• **What the task asks**: Extract only the first line of the listing and every line after it up to and including the one with "import plotly.graph_objects as go". Omit the pictures.

• **Data section**:
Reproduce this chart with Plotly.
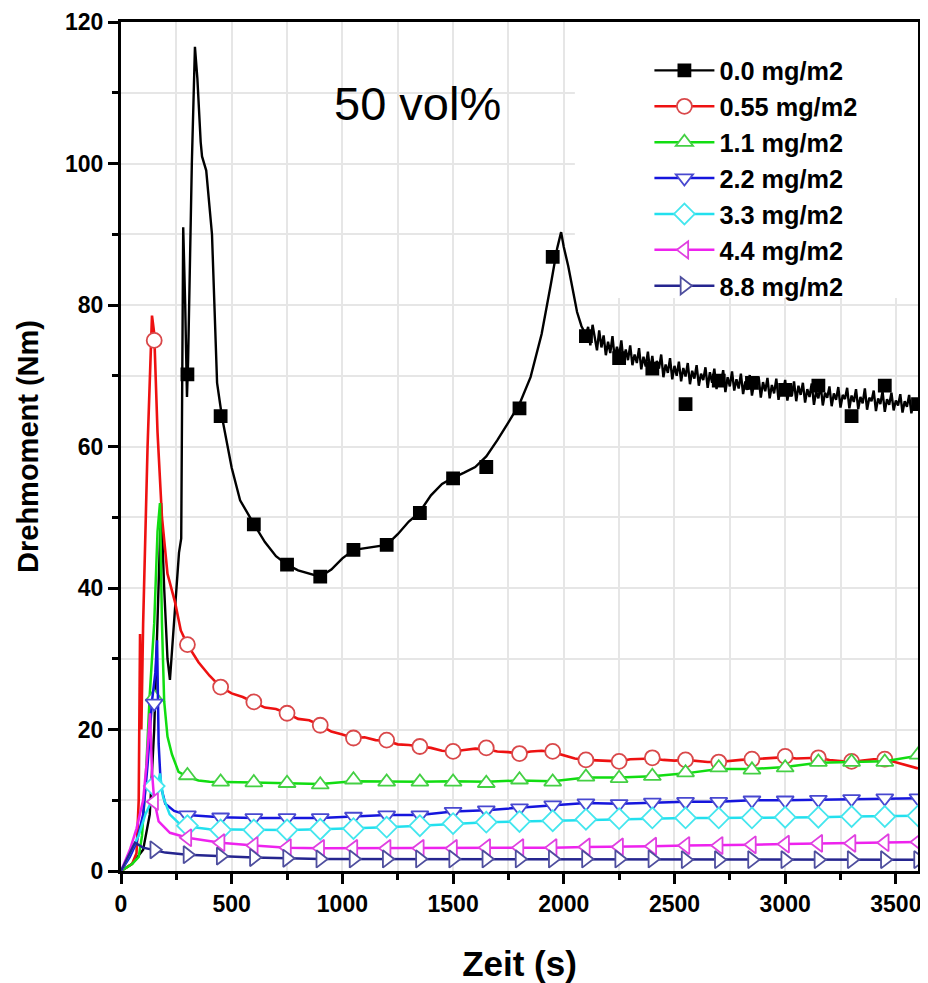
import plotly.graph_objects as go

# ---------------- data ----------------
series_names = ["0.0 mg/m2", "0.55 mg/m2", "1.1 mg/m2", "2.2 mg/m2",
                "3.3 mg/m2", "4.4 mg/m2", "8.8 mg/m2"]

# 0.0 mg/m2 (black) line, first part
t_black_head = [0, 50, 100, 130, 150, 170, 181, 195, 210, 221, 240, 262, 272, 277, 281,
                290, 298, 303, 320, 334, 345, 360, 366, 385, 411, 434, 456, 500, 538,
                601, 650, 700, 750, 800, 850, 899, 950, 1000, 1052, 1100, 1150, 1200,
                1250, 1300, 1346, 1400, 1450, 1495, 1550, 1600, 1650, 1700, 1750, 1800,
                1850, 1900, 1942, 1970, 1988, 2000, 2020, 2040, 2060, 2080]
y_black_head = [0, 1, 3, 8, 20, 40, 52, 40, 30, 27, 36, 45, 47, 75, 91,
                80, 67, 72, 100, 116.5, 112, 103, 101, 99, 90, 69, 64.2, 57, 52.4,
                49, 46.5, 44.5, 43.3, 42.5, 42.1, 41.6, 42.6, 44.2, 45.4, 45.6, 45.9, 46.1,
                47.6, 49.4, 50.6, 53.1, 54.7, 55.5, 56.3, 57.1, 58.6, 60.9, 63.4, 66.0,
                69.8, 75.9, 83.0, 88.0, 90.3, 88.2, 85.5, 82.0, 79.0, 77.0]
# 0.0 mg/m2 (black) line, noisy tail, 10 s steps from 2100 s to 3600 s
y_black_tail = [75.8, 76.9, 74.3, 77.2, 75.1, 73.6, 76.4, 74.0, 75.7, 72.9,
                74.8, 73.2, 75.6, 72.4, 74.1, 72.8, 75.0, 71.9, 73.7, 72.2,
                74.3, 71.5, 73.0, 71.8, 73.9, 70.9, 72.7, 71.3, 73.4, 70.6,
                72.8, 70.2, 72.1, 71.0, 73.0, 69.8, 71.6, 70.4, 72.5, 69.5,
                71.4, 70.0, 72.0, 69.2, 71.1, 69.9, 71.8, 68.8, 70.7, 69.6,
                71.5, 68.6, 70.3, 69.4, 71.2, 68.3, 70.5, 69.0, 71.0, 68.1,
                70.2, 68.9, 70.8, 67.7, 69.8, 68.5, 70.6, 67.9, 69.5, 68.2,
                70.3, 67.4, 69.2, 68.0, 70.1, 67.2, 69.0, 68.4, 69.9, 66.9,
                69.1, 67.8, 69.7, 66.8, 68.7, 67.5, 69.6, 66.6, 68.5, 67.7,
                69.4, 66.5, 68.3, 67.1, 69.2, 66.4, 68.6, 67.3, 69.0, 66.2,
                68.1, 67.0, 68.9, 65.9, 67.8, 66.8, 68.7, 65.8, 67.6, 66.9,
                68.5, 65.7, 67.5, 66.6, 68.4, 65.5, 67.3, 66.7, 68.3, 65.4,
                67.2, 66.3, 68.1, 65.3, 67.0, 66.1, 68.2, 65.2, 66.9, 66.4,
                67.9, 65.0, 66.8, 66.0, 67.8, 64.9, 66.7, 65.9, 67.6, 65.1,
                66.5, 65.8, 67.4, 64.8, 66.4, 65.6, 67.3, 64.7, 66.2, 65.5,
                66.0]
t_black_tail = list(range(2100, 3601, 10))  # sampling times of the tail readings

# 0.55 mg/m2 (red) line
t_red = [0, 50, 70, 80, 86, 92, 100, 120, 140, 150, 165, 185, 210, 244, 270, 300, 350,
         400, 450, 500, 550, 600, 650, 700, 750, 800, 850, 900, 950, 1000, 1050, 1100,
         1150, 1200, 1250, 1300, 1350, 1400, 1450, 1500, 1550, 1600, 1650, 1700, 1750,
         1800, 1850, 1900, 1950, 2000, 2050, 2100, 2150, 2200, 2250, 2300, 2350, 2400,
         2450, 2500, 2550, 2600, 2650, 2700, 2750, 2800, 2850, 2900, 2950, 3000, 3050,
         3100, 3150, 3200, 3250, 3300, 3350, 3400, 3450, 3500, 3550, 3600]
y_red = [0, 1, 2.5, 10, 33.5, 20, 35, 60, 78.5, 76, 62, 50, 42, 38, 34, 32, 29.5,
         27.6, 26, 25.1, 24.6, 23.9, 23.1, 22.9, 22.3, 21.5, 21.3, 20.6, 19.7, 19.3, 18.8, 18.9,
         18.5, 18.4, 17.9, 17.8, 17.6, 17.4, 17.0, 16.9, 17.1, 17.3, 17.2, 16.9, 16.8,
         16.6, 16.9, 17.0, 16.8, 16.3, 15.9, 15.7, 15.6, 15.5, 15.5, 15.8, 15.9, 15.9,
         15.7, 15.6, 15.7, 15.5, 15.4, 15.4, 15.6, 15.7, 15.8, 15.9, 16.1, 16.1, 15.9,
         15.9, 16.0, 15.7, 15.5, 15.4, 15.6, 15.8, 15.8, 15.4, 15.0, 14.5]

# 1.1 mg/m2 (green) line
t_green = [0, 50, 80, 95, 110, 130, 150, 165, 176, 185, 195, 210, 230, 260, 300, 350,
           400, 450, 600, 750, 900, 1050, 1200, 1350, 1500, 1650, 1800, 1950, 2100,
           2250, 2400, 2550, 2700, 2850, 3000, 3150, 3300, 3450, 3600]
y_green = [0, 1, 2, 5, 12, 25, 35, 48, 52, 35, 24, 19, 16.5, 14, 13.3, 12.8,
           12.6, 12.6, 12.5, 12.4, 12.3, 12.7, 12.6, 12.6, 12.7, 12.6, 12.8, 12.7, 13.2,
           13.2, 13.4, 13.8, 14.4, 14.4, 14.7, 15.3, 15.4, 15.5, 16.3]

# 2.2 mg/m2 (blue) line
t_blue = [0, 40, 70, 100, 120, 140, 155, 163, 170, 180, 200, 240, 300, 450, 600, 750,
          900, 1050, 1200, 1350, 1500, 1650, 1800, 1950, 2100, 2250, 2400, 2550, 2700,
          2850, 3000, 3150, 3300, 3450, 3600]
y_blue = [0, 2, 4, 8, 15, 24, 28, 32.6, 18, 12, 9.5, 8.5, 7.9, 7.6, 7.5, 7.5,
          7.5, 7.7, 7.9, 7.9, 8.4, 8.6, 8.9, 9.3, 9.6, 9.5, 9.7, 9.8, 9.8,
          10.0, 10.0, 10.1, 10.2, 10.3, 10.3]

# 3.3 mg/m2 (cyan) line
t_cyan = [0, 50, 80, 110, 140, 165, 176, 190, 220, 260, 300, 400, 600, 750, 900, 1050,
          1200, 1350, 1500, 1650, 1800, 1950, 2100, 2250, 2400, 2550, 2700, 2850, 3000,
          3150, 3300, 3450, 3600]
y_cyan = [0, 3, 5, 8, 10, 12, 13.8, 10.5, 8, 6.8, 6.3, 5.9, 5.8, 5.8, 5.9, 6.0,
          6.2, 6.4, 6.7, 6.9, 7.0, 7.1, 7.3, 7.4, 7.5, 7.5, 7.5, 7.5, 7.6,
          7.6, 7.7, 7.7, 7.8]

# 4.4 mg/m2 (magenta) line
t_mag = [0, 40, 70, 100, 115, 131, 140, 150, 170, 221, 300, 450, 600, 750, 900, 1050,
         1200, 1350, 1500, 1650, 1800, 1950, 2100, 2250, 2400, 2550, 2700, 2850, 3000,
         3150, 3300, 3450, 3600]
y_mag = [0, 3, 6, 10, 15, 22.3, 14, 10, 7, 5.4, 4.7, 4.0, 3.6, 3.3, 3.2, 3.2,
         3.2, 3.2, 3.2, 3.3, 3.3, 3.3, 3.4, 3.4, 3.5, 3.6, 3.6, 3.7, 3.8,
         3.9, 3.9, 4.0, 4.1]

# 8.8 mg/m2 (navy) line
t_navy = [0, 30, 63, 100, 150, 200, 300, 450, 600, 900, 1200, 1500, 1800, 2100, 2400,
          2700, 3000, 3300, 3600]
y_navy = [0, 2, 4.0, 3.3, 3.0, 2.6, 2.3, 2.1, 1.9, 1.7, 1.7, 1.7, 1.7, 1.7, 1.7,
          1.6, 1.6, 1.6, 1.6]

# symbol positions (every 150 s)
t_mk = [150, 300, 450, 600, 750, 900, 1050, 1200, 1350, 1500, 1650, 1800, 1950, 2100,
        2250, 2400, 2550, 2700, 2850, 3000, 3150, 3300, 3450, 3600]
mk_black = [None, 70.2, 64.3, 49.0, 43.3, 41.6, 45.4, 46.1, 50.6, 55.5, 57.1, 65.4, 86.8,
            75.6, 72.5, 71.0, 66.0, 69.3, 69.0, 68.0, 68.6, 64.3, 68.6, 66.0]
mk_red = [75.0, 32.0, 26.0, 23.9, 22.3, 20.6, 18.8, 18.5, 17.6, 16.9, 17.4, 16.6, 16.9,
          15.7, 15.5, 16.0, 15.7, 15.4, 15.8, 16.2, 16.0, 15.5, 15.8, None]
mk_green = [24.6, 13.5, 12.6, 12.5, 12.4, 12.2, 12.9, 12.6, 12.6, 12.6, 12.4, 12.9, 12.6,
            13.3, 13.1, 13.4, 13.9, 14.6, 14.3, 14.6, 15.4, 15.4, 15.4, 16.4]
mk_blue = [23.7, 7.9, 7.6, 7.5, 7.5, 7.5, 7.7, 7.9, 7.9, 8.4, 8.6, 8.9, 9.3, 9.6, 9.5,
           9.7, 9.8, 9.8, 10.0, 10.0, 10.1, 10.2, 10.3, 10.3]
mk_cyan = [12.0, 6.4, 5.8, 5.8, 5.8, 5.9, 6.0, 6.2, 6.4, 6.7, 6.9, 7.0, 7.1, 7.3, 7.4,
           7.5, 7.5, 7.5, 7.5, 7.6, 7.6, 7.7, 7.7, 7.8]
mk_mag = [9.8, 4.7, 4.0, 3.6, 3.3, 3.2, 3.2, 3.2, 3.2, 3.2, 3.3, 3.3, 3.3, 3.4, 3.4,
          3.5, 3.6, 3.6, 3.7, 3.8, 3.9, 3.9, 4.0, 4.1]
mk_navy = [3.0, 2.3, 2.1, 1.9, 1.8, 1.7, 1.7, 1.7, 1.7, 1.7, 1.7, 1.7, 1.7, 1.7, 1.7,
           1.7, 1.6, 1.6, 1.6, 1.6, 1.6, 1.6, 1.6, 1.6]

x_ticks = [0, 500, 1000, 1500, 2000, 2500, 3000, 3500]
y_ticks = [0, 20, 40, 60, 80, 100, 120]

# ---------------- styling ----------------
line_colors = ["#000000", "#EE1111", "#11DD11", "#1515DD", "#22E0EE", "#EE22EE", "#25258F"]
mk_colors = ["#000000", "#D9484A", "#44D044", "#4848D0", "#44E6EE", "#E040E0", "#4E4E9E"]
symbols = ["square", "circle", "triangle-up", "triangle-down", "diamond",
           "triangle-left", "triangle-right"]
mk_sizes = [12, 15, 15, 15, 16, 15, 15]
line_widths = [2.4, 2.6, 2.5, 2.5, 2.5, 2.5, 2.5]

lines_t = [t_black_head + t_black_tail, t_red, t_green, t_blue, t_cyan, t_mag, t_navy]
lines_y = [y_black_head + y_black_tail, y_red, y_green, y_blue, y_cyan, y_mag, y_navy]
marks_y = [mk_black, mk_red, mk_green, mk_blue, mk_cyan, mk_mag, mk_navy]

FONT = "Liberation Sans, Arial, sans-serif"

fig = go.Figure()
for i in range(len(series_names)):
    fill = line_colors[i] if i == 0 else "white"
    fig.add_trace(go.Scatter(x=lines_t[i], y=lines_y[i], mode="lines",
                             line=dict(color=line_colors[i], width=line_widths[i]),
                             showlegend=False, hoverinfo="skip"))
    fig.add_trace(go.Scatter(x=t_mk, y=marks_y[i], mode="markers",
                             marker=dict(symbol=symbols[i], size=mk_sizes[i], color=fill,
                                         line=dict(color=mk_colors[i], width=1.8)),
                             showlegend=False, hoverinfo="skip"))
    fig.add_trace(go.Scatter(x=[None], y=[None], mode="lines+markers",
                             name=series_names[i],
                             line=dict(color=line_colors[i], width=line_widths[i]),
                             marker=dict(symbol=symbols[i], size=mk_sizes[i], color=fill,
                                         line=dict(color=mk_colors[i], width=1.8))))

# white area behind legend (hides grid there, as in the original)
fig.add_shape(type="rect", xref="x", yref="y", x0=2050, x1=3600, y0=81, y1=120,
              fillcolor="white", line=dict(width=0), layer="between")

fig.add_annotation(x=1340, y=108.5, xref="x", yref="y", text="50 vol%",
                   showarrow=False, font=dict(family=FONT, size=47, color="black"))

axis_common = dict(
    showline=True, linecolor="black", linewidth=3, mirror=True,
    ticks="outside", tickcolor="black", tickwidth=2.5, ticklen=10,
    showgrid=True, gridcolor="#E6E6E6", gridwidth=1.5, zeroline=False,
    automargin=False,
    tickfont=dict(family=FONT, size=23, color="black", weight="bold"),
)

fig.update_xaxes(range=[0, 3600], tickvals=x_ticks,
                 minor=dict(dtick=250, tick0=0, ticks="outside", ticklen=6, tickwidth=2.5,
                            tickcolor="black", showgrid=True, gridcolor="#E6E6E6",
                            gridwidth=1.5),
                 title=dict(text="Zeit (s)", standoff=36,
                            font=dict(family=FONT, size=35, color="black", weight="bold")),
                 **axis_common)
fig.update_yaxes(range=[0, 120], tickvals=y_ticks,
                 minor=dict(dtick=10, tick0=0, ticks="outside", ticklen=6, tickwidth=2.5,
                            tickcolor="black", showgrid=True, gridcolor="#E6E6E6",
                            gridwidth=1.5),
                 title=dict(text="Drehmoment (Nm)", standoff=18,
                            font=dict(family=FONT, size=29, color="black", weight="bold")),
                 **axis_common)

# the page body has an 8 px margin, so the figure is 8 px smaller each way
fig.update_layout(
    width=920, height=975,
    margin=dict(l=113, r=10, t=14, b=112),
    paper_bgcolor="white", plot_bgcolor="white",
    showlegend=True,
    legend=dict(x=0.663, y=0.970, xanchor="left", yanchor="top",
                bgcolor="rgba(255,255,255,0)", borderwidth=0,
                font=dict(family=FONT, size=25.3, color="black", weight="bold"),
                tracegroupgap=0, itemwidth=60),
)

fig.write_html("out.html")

• **Output**:
Reproduce this chart with Plotly.
import plotly.graph_objects as go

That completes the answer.